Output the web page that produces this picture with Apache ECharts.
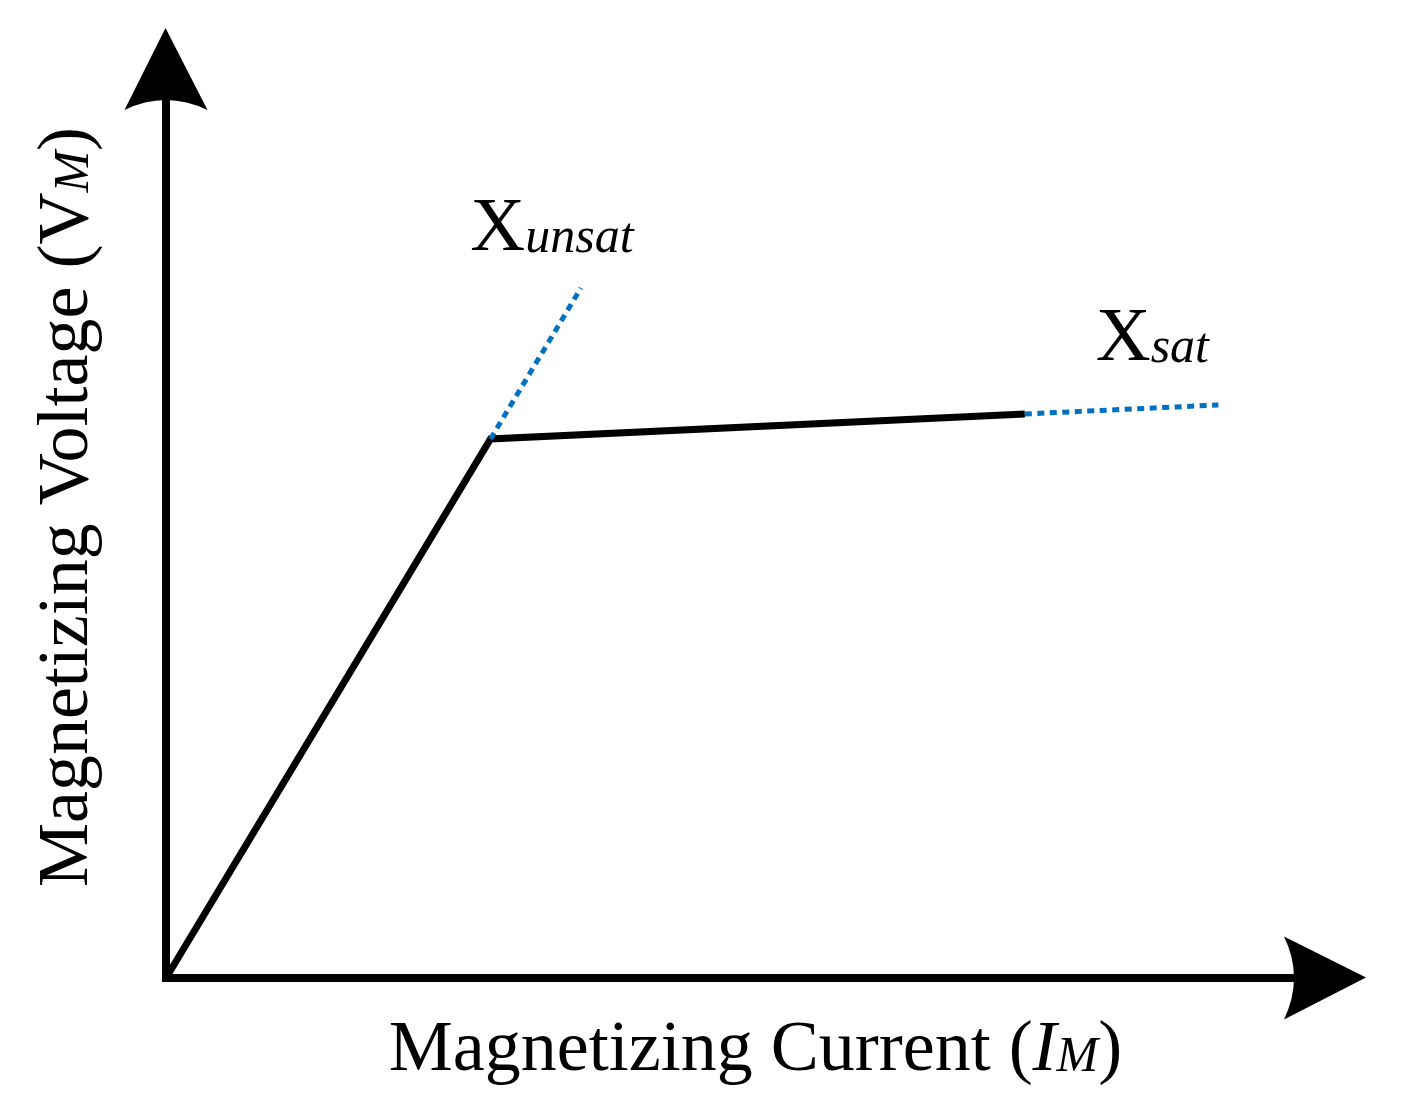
<!DOCTYPE html>
<html>
<head>
  <meta charset="utf-8">
  <title>Magnetizing curve</title>
  <script src="https://cdn.jsdelivr.net/npm/echarts@6.0.0/dist/echarts.min.js"></script>
</head>
<body style="margin:0; background:#fff;">
  <div id="main" style="width:1401px; height:1119px;"></div>
  <script type="text/javascript">
    // points, axis units 0..100
    const magnetizingCurve = [[0, 0], [28, 59.3], [74.1, 62.05]];
    const unsatExtension = [[28, 59.3], [35.8, 75.9]];
    const satExtension = [[74.1, 62.05], [90.8, 63.04]];
    const labelUnsat = 'unsat';
    const labelSat = 'sat';

    const serif = 'Liberation Serif';
    const blue = '#0070C0';
    // arrow head with a curved base, pointing up
    const arrowHead = 'path://M41,0 L83,82 Q41,62 0,82 Z';

    var myChart = echarts.init(document.getElementById('main'));

    const axisLine = {
      lineStyle: { color: '#000', width: 8, cap: 'square' },
      symbol: ['none', arrowHead],
      symbolSize: [83, 82]
    };

    const subLabel = (sub) => ({
      show: true,
      formatter: `{x|X}{s|${sub}}`,
      rich: {
        x: { fontFamily: serif, fontSize: 76, color: '#000', verticalAlign: 'bottom' },
        s: { fontFamily: serif, fontSize: 50, fontStyle: 'italic', color: '#000', verticalAlign: 'bottom', padding: [0, 0, 4, 0] }
      }
    });

    var option = {
      animation: false,
      grid: { left: 166, right: 76, top: 69, bottom: 141 },
      xAxis: {
        type: 'value',
        min: 0,
        max: 100,
        name: 'Magnetizing Current ({i|I}{m|M})',
        nameLocation: 'middle',
        nameGap: 37,
        nameTextStyle: {
          fontFamily: serif, fontSize: 72, color: '#000',
          padding: [0, 0, 0, 20],
          rich: {
            i: { fontFamily: serif, fontSize: 72, fontStyle: 'italic', color: '#000', verticalAlign: 'bottom' },
            m: { fontFamily: serif, fontSize: 50, fontStyle: 'italic', color: '#000', verticalAlign: 'bottom', padding: [0, 0, 4, 0] }
          }
        },
        axisLine: axisLine,
        axisTick: { show: false },
        axisLabel: { show: false },
        splitLine: { show: false }
      },
      yAxis: {
        type: 'value',
        min: 0,
        max: 100,
        name: 'Magnetizing Voltage (V{m|M})',
        nameLocation: 'middle',
        nameGap: 62,
        nameTextStyle: {
          fontFamily: serif, fontSize: 72, color: '#000',
          padding: [0, 0, 0, 33],
          rich: {
            m: { fontFamily: serif, fontSize: 50, fontStyle: 'italic', color: '#000', verticalAlign: 'bottom', padding: [0, 0, 4, 0] }
          }
        },
        axisLine: axisLine,
        axisTick: { show: false },
        axisLabel: { show: false },
        splitLine: { show: false }
      },
      series: [
        {
          type: 'line',
          data: unsatExtension,
          symbol: 'none',
          lineStyle: { color: blue, width: 5, type: [7, 5.5] },
          endLabel: Object.assign(subLabel(labelUnsat), { offset: [-37, -20], align: 'center', verticalAlign: 'bottom' }),
          z: 3
        },
        {
          type: 'line',
          data: satExtension,
          symbol: 'none',
          lineStyle: { color: blue, width: 5, type: [7, 5.5] },
          endLabel: Object.assign(subLabel(labelSat), { offset: [-74, -27], align: 'center', verticalAlign: 'bottom' }),
          z: 3
        },
        {
          type: 'line',
          data: magnetizingCurve,
          symbol: 'none',
          lineStyle: { color: '#000', width: 7, join: 'miter' },
          z: 2
        }
      ]
    };

    myChart.setOption(option);
  </script>
</body>
</html>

▶ [TASK] Please write out all the data again word for word, but not the pictures.

▶ [SOLUTION TO THIS TASK]
Output the web page that produces this picture with Apache ECharts.
<!DOCTYPE html>
<html>
<head>
  <meta charset="utf-8">
  <title>Magnetizing curve</title>
  <script src="https://cdn.jsdelivr.net/npm/echarts@6.0.0/dist/echarts.min.js"></script>
</head>
<body style="margin:0; background:#fff;">
  <div id="main" style="width:1401px; height:1119px;"></div>
  <script type="text/javascript">
    // points, axis units 0..100
    const magnetizingCurve = [[0, 0], [28, 59.3], [74.1, 62.05]];
    const unsatExtension = [[28, 59.3], [35.8, 75.9]];
    const satExtension = [[74.1, 62.05], [90.8, 63.04]];
    const labelUnsat = 'unsat';
    const labelSat = 'sat';

    const serif = 'Liberation Serif';
    const blue = '#0070C0';
    // arrow head with a curved base, pointing up
    const arrowHead = 'path://M41,0 L83,82 Q41,62 0,82 Z';

    var myChart = echarts.init(document.getElementById('main'));

    const axisLine = {
      lineStyle: { color: '#000', width: 8, cap: 'square' },
      symbol: ['none', arrowHead],
      symbolSize: [83, 82]
    };

    const subLabel = (sub) => ({
      show: true,
      formatter: `{x|X}{s|${sub}}`,
      rich: {
        x: { fontFamily: serif, fontSize: 76, color: '#000', verticalAlign: 'bottom' },
        s: { fontFamily: serif, fontSize: 50, fontStyle: 'italic', color: '#000', verticalAlign: 'bottom', padding: [0, 0, 4, 0] }
      }
    });

    var option = {
      animation: false,
      grid: { left: 166, right: 76, top: 69, bottom: 141 },
      xAxis: {
        type: 'value',
        min: 0,
        max: 100,
        name: 'Magnetizing Current ({i|I}{m|M})',
        nameLocation: 'middle',
        nameGap: 37,
        nameTextStyle: {
          fontFamily: serif, fontSize: 72, color: '#000',
          padding: [0, 0, 0, 20],
          rich: {
            i: { fontFamily: serif, fontSize: 72, fontStyle: 'italic', color: '#000', verticalAlign: 'bottom' },
            m: { fontFamily: serif, fontSize: 50, fontStyle: 'italic', color: '#000', verticalAlign: 'bottom', padding: [0, 0, 4, 0] }
          }
        },
        axisLine: axisLine,
        axisTick: { show: false },
        axisLabel: { show: false },
        splitLine: { show: false }
      },
      yAxis: {
        type: 'value',
        min: 0,
        max: 100,
        name: 'Magnetizing Voltage (V{m|M})',
        nameLocation: 'middle',
        nameGap: 62,
        nameTextStyle: {
          fontFamily: serif, fontSize: 72, color: '#000',
          padding: [0, 0, 0, 33],
          rich: {
            m: { fontFamily: serif, fontSize: 50, fontStyle: 'italic', color: '#000', verticalAlign: 'bottom', padding: [0, 0, 4, 0] }
          }
        },
        axisLine: axisLine,
        axisTick: { show: false },
        axisLabel: { show: false },
        splitLine: { show: false }
      },
      series: [
        {
          type: 'line',
          data: unsatExtension,
          symbol: 'none',
          lineStyle: { color: blue, width: 5, type: [7, 5.5] },
          endLabel: Object.assign(subLabel(labelUnsat), { offset: [-37, -20], align: 'center', verticalAlign: 'bottom' }),
          z: 3
        },
        {
          type: 'line',
          data: satExtension,
          symbol: 'none',
          lineStyle: { color: blue, width: 5, type: [7, 5.5] },
          endLabel: Object.assign(subLabel(labelSat), { offset: [-74, -27], align: 'center', verticalAlign: 'bottom' }),
          z: 3
        },
        {
          type: 'line',
          data: magnetizingCurve,
          symbol: 'none',
          lineStyle: { color: '#000', width: 7, join: 'miter' },
          z: 2
        }
      ]
    };

    myChart.setOption(option);
  </script>
</body>
</html>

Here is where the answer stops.